Brummer believes that with better testing, killing badgers will become an irrelevance. Badgers around the farm have tested TB-positive, she says, yet since they have comprehensively cleared the disease from the cattle herd it has not returned.

But how can Brummer be confident that the badgers won’t one day transfer the disease back? Because, she says, even though badgers can catch TB from cattle they can’t keep it alive for nearly as long. That appears to explain why a 1970s outbreak in Cheshire which must have also spread to the local wildlife was successfully eradicated by dealing solely with the infected cattle.

If Brummer’s conclusions are correct then many of the so-called “clear” herds that the NFU claims have contracted the disease afresh from neighbouring cattle or wildlife, may simply have been carrying un-detected strains within them all the time.

So will this end the debate for good? “If someone landed from Mars they’d solve TB in no time and laugh at our antiquated system,” says Brummer. But sadly she also thinks that there’s a lot of “folklore, ignorance and arrogance” that needs to be tackled first on both sides of the debate. “I have great sympathy with farmers; it’s hell for them. The current measures are not helping them and they’re simply following the guidelines laid out by government to date.”

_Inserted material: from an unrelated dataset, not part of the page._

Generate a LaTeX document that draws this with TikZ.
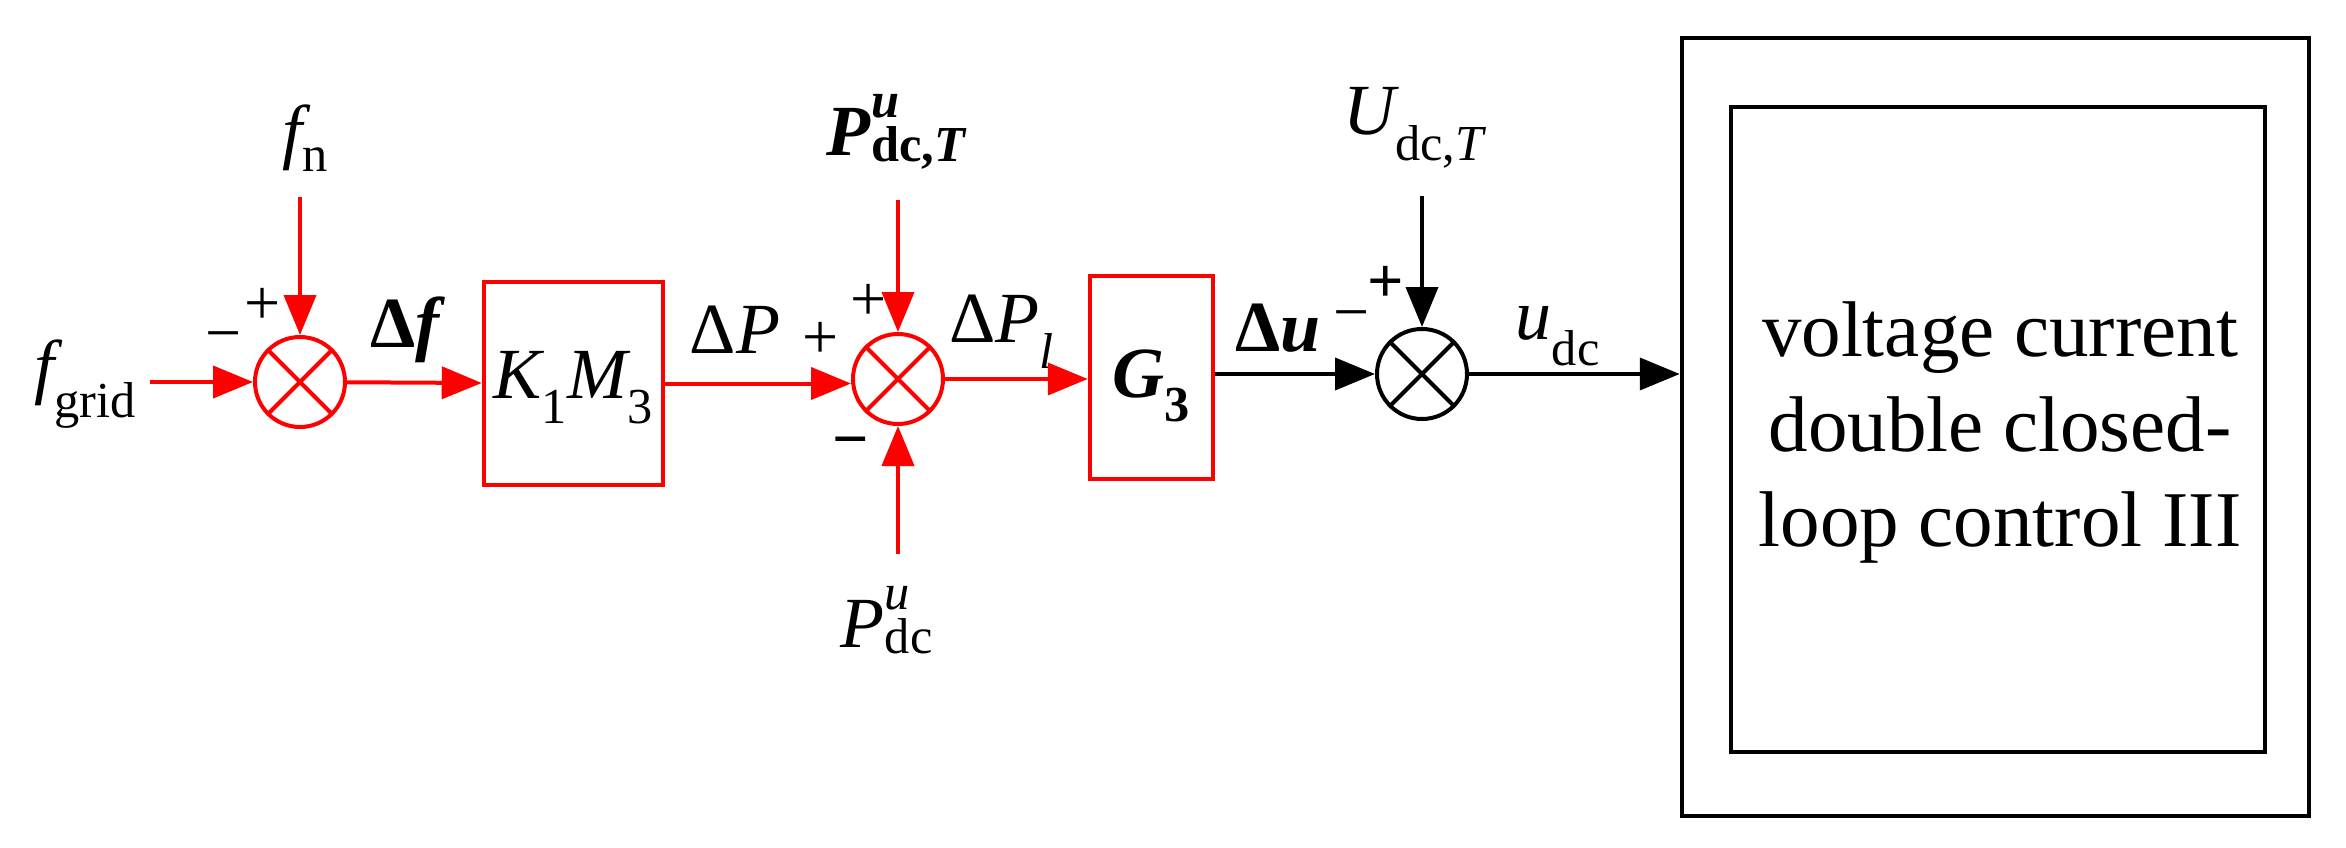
\documentclass[tikz,border=0pt]{standalone}
\usepackage{amsmath}
\usepackage{fontspec}
\setmainfont{Liberation Serif}
\usetikzlibrary{arrows.meta}
\begin{document}
\begin{tikzpicture}[x=1pt,y=-1pt,
  red line/.style={draw=red,line width=4pt},
  blk line/.style={draw=black,line width=4pt},
  arr/.style={-{Triangle[length=40pt,width=32pt]}},
  sum/.style={circle,minimum size=90pt,inner sep=0pt,line width=4pt},
  box/.style={rectangle,inner sep=0pt,line width=4.5pt},
  lbl/.style={font=\fontsize{72}{80}\selectfont,inner sep=0pt},
  sgn/.style={font=\fontsize{64}{64}\selectfont,inner sep=0pt}]
\useasboundingbox (0,0) rectangle (2346,848);
% nodes
\node[sum,draw=red] (s1) at (300,382) {};
\node[sum,draw=red] (s2) at (898,379) {};
\node[sum,draw=black] (s3) at (1422,374) {};
\foreach \s/\c in {s1/red,s2/red,s3/black}{
  \draw[\c,line width=4pt] (\s.north east)--(\s.south west) (\s.north west)--(\s.south east);}
\node[box,draw=red,minimum width=179pt,minimum height=203pt] (k) at (573.5,383.5) {};
\node[lbl] at (573.5,388) {$\boldsymbol{\textit{K}}_{\text{1}}\textit{M}_{\text{3}}$};
\node[box,draw=red,minimum width=123pt,minimum height=203pt] (g) at (1151.5,377.5) {};
\node[lbl] at (1151.5,386) {$\textbf{\textit{G}}_{\textbf{3}}$};
\node[box,draw=black,minimum width=627pt,minimum height=778pt] (outer) at (1995.5,427) {};
\node[box,draw=black,minimum width=534pt,minimum height=645pt] (inner) at (1998,429.5) {};
\node[align=center,font=\fontsize{79}{95}\selectfont,inner sep=0pt] (txt) at (2000,432) {voltage current\\double closed-\\loop control III};
% coordinates
\coordinate (fg) at (150,382);
\coordinate (fnt) at (300,197);
\coordinate (pt) at (898,200);
\coordinate (pb) at (898,554);
\coordinate (ut) at (1422,196);
% labels
\node[lbl] at (85,384) {$\textit{f}_{\text{grid}}$};
\node[lbl] at (305,138) {$\textit{f}_{\text{n}}$};
\node[lbl] at (408,330) {\textbf{Δ\textit{f}}};
\node[lbl] at (735,330) {Δ\textit{P}};
\node[lbl] at (1002,332) {Δ$\textit{P}_{\textit{l}}$};
\node[lbl] at (897,132) {$\textbf{\textit{P}}^{\textbf{\textit{u}}}_{\textbf{dc,\textit{T}}}$};
\node[lbl] at (887,620) {$\textit{P}^{\textit{u}}_{\text{dc}}$};
\node[lbl] at (1278,328) {\textbf{Δ\textit{u}}};
\node[lbl] at (1415,128) {$\textit{U}_{\text{dc,\textit{T}}}$};
\node[lbl] at (1558,336) {$\textit{u}_{\text{dc}}$};
\node[sgn] at (263,306) {+};
\node[sgn] at (224,343) {−};
\node[sgn] at (821,340) {+};
\node[sgn] at (869,302) {+};
\node[sgn] at (851,449) {\textbf{−}};
\node[sgn] at (1386,284) {\textbf{+}};
\node[sgn] at (1352,322) {−};
% connectors
\draw[red line,arr] (fg) -- (s1);
\draw[red line,arr] (fnt) -- (s1);
\draw[red line,arr] (s1) -- (k);
\draw[red line,arr] (k) -- (k.east -| s2.west);
\draw[red line,arr] (pt) -- (s2);
\draw[red line,arr] (pb) -- (s2);
\draw[red line,arr] (s2) -- (s2 -| g.west);
\draw[blk line,arr] (g.east |- s3) -- (s3);
\draw[blk line,arr] (ut) -- (s3);
\draw[blk line,arr] (s3) -- (s3 -| outer.west);
\end{tikzpicture}
\end{document}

There is thus an urgent need for Defra to publish more information about the impact of the present, cull-inclusive, policy. The Welsh government is already looking at the new program of improved testing, Brummer says. And the NFU says they would “like to improve cattle testing and believe the best way to do that would be through research on better diagnostics”. But the entire UK must work more closely together if the disease is to be controlled.

Until that happens, the culling looks set to continue. As do the protests. According to Jay Tiernan from Stop the Cull, this year’s anti-cull movement is more organised and more high-tech than ever before. “The new wave of technology is quite exciting,” he says, and should help objectors disrupt the coming shooting season. Now Defra just needs to follow suit.